### WHAT TO DO
Every entry that follows should be repeated exactly; drop the images.

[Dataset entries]
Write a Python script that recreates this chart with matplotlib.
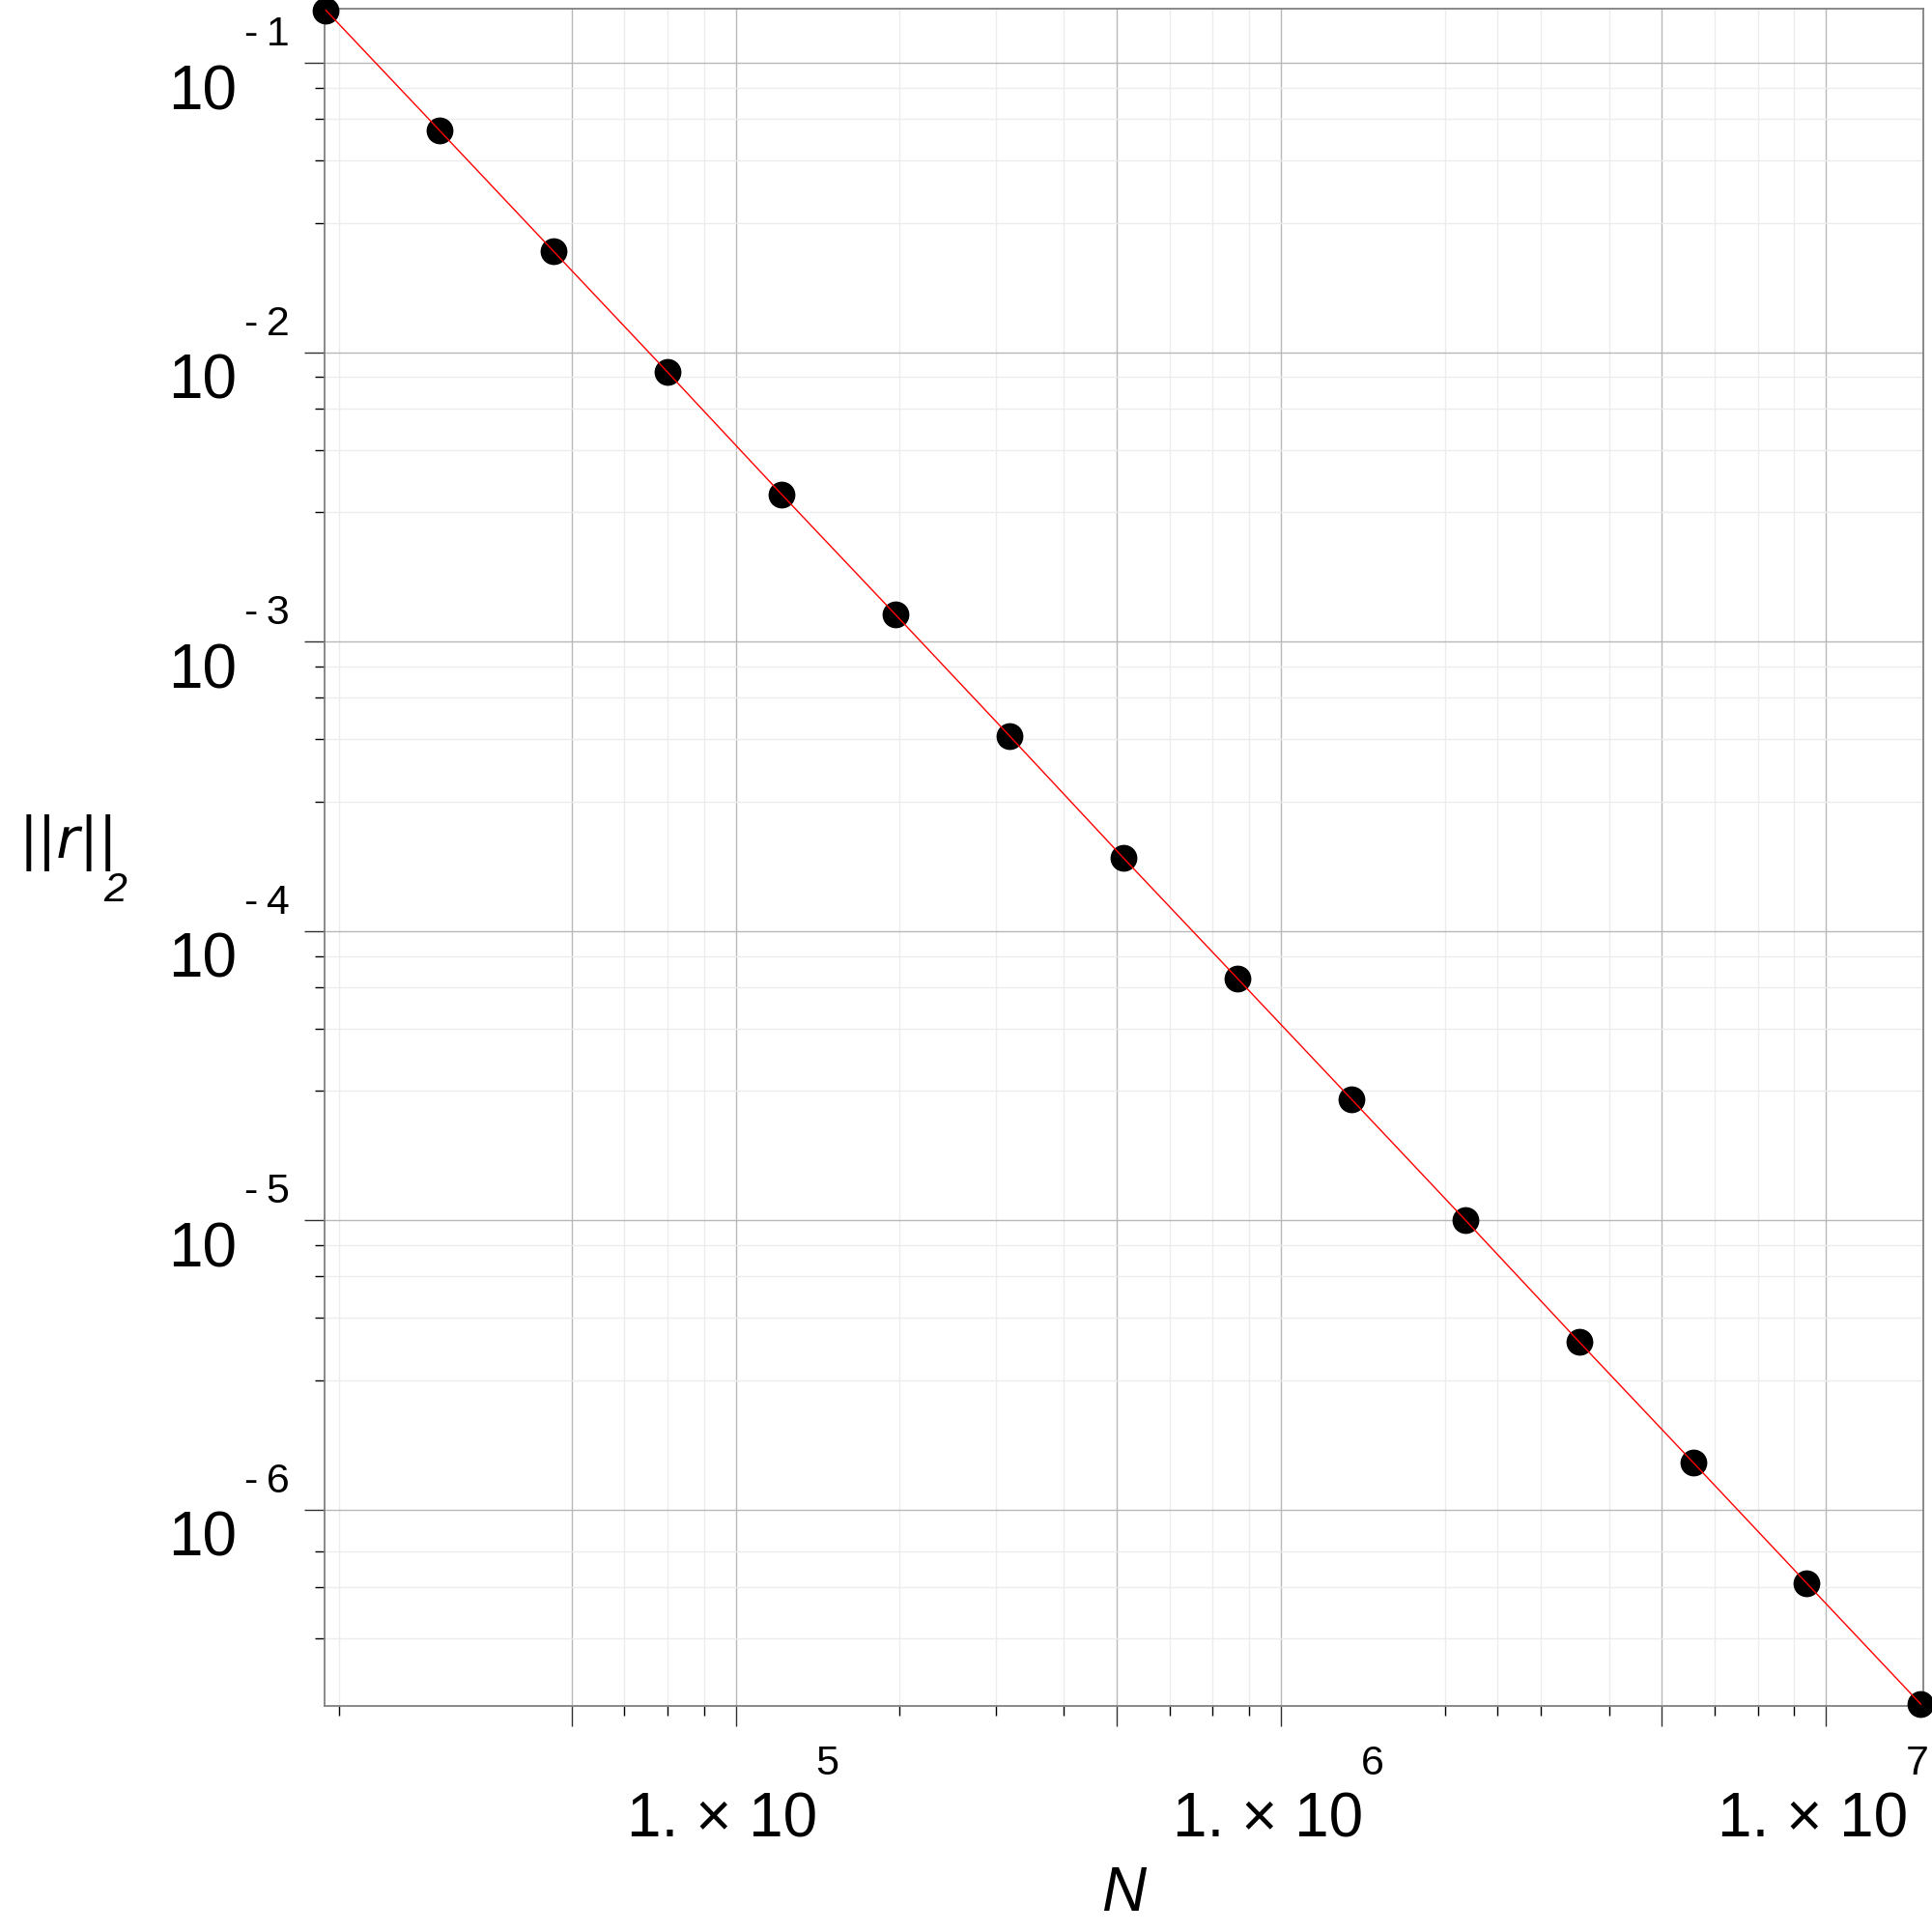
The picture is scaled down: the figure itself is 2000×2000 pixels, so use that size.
import matplotlib
matplotlib.use('Agg')
import matplotlib.pyplot as plt
from matplotlib.ticker import FixedLocator, NullFormatter

plt.rcParams['font.family'] = ['Liberation Sans', 'DejaVu Sans']

# residual norm vs N
N = [17711, 28657, 46368, 75025, 121393, 196418, 317811, 514229, 832040,
     1346269, 2178309, 3524578, 5702887, 9227465, 14930352]
r2 = [1.52e-1, 5.83e-2, 2.23e-2, 8.53e-3, 3.23e-3, 1.24e-3, 4.73e-4, 1.79e-4,
      6.87e-5, 2.63e-5, 1.005e-5, 3.81e-6, 1.46e-6, 5.57e-7, 2.13e-7]

x_major = [5e4, 1e5, 5e5, 1e6, 5e6, 1e7]
x_minor = [1.875e4, 6.25e4, 7.5e4, 8.75e4, 2e5, 3e5, 4e5, 6.25e5, 7.5e5, 8.75e5,
           2e6, 2.5e6, 3e6, 4e6, 6.25e6, 7.5e6, 8.75e6]
x_lab_pos = [1e5, 1e6, 1e7]
x_lab_exp = ['5', '6', '7']
y_major = [1e-1, 1e-2, 1e-3, 1e-4, 1e-5, 1e-6]
y_lab_exp = ['-1', '-2', '-3', '-4', '-5', '-6']
y_minor = [8.2e-2, 6.4e-2, 4.6e-2, 2.8e-2, 8.2e-3, 6.4e-3, 4.6e-3, 2.8e-3,
           8.2e-4, 6.4e-4, 4.6e-4, 2.8e-4, 8.2e-5, 6.4e-5, 4.6e-5, 2.8e-5,
           8.2e-6, 6.4e-6, 4.6e-6, 2.8e-6, 7.2e-7, 5.4e-7, 3.6e-7]

PT = 72/100.  # px -> pt at dpi 100
SPINE = '#808080'

fig = plt.figure(figsize=(20, 20), dpi=100)
ax = fig.add_axes([0.168, 0.117, 0.8275, 0.8785])
ax.set_xscale('log'); ax.set_yscale('log')
ax.set_xlim(17620, 1.509e7)
ax.set_ylim(2.10e-7, 0.1538)

ax.xaxis.set_major_locator(FixedLocator(x_major))
ax.xaxis.set_minor_locator(FixedLocator(x_minor))
ax.yaxis.set_major_locator(FixedLocator(y_major))
ax.yaxis.set_minor_locator(FixedLocator(y_minor))
for a in (ax.xaxis, ax.yaxis):
    a.set_major_formatter(NullFormatter()); a.set_minor_formatter(NullFormatter())

ax.tick_params(which='major', direction='out', length=21*PT, width=1.0, color='#303030')
ax.tick_params(which='minor', direction='out', length=10*PT, width=1.0, color='#000000')
ax.grid(which='major', color='#b8b8b8', lw=1.0)
ax.grid(which='minor', color='#ececec', lw=1.0)
ax.set_axisbelow(True)
for s in ax.spines.values():
    s.set_color(SPINE); s.set_linewidth(1.3)

ax.plot(N, r2, 'o', color='black', ms=19, zorder=3, clip_on=False)
ax.plot(N, r2, '-', color='red', lw=1.0, zorder=4, clip_on=False)

# Maple style tick labels
for v, e in zip(x_lab_pos, x_lab_exp):
    ax.annotate('1. \u00d7 10', xy=(v, 0), xycoords=('data', 'axes fraction'),
                xytext=(85*PT, -136*PT), textcoords='offset points',
                ha='right', va='baseline', fontsize=46, annotation_clip=False)
    ax.annotate(e, xy=(v, 0), xycoords=('data', 'axes fraction'),
                xytext=(83*PT, -71*PT), textcoords='offset points',
                ha='left', va='baseline', fontsize=31, annotation_clip=False)
for v, e in zip(y_major, y_lab_exp):
    ax.annotate('10', xy=(0, v), xycoords=('axes fraction', 'data'),
                xytext=(-91*PT, -48*PT), textcoords='offset points',
                ha='right', va='baseline', fontsize=46, annotation_clip=False)
    ax.annotate(e.replace('-', '-\u2009'), xy=(0, v), xycoords=('axes fraction', 'data'),
                xytext=(-83*PT, 18*PT), textcoords='offset points',
                ha='left', va='baseline', fontsize=31, annotation_clip=False)

fig.text(20/2000, 1-888/2000, '||r||', family='DejaVu Sans', style='oblique',
         fontsize=42, ha='left', va='baseline')
fig.text(107/2000, 1-933/2000, '2', style='italic', fontsize=31, ha='left', va='baseline')
fig.text(0.168+0.8275/2, 1-1978/2000, 'N', style='italic', fontsize=46, ha='center', va='baseline')

fig.savefig('out.png', dpi=100)
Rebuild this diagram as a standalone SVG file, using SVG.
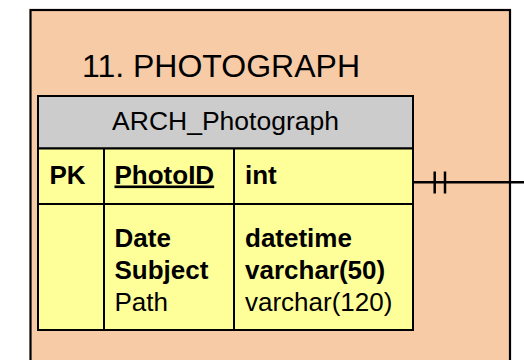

### PROBLEM SOLUTION
Write a Python script that recreates this chart with matplotlib.
The picture is scaled down: the figure itself is 2000×2000 pixels, so use that size.
import matplotlib
matplotlib.use('Agg')
import matplotlib.pyplot as plt
from matplotlib.ticker import FixedLocator, NullFormatter

plt.rcParams['font.family'] = ['Liberation Sans', 'DejaVu Sans']

# residual norm vs N
N = [17711, 28657, 46368, 75025, 121393, 196418, 317811, 514229, 832040,
     1346269, 2178309, 3524578, 5702887, 9227465, 14930352]
r2 = [1.52e-1, 5.83e-2, 2.23e-2, 8.53e-3, 3.23e-3, 1.24e-3, 4.73e-4, 1.79e-4,
      6.87e-5, 2.63e-5, 1.005e-5, 3.81e-6, 1.46e-6, 5.57e-7, 2.13e-7]

x_major = [5e4, 1e5, 5e5, 1e6, 5e6, 1e7]
x_minor = [1.875e4, 6.25e4, 7.5e4, 8.75e4, 2e5, 3e5, 4e5, 6.25e5, 7.5e5, 8.75e5,
           2e6, 2.5e6, 3e6, 4e6, 6.25e6, 7.5e6, 8.75e6]
x_lab_pos = [1e5, 1e6, 1e7]
x_lab_exp = ['5', '6', '7']
y_major = [1e-1, 1e-2, 1e-3, 1e-4, 1e-5, 1e-6]
y_lab_exp = ['-1', '-2', '-3', '-4', '-5', '-6']
y_minor = [8.2e-2, 6.4e-2, 4.6e-2, 2.8e-2, 8.2e-3, 6.4e-3, 4.6e-3, 2.8e-3,
           8.2e-4, 6.4e-4, 4.6e-4, 2.8e-4, 8.2e-5, 6.4e-5, 4.6e-5, 2.8e-5,
           8.2e-6, 6.4e-6, 4.6e-6, 2.8e-6, 7.2e-7, 5.4e-7, 3.6e-7]

PT = 72/100.  # px -> pt at dpi 100
SPINE = '#808080'

fig = plt.figure(figsize=(20, 20), dpi=100)
ax = fig.add_axes([0.168, 0.117, 0.8275, 0.8785])
ax.set_xscale('log'); ax.set_yscale('log')
ax.set_xlim(17620, 1.509e7)
ax.set_ylim(2.10e-7, 0.1538)

ax.xaxis.set_major_locator(FixedLocator(x_major))
ax.xaxis.set_minor_locator(FixedLocator(x_minor))
ax.yaxis.set_major_locator(FixedLocator(y_major))
ax.yaxis.set_minor_locator(FixedLocator(y_minor))
for a in (ax.xaxis, ax.yaxis):
    a.set_major_formatter(NullFormatter()); a.set_minor_formatter(NullFormatter())

ax.tick_params(which='major', direction='out', length=21*PT, width=1.0, color='#303030')
ax.tick_params(which='minor', direction='out', length=10*PT, width=1.0, color='#000000')
ax.grid(which='major', color='#b8b8b8', lw=1.0)
ax.grid(which='minor', color='#ececec', lw=1.0)
ax.set_axisbelow(True)
for s in ax.spines.values():
    s.set_color(SPINE); s.set_linewidth(1.3)

ax.plot(N, r2, 'o', color='black', ms=19, zorder=3, clip_on=False)
ax.plot(N, r2, '-', color='red', lw=1.0, zorder=4, clip_on=False)

# Maple style tick labels
for v, e in zip(x_lab_pos, x_lab_exp):
    ax.annotate('1. \u00d7 10', xy=(v, 0), xycoords=('data', 'axes fraction'),
                xytext=(85*PT, -136*PT), textcoords='offset points',
                ha='right', va='baseline', fontsize=46, annotation_clip=False)
    ax.annotate(e, xy=(v, 0), xycoords=('data', 'axes fraction'),
                xytext=(83*PT, -71*PT), textcoords='offset points',
                ha='left', va='baseline', fontsize=31, annotation_clip=False)
for v, e in zip(y_major, y_lab_exp):
    ax.annotate('10', xy=(0, v), xycoords=('axes fraction', 'data'),
                xytext=(-91*PT, -48*PT), textcoords='offset points',
                ha='right', va='baseline', fontsize=46, annotation_clip=False)
    ax.annotate(e.replace('-', '-\u2009'), xy=(0, v), xycoords=('axes fraction', 'data'),
                xytext=(-83*PT, 18*PT), textcoords='offset points',
                ha='left', va='baseline', fontsize=31, annotation_clip=False)

fig.text(20/2000, 1-888/2000, '||r||', family='DejaVu Sans', style='oblique',
         fontsize=42, ha='left', va='baseline')
fig.text(107/2000, 1-933/2000, '2', style='italic', fontsize=31, ha='left', va='baseline')
fig.text(0.168+0.8275/2, 1-1978/2000, 'N', style='italic', fontsize=46, ha='center', va='baseline')

fig.savefig('out.png', dpi=100)
Rebuild this diagram as a standalone SVG file, using SVG.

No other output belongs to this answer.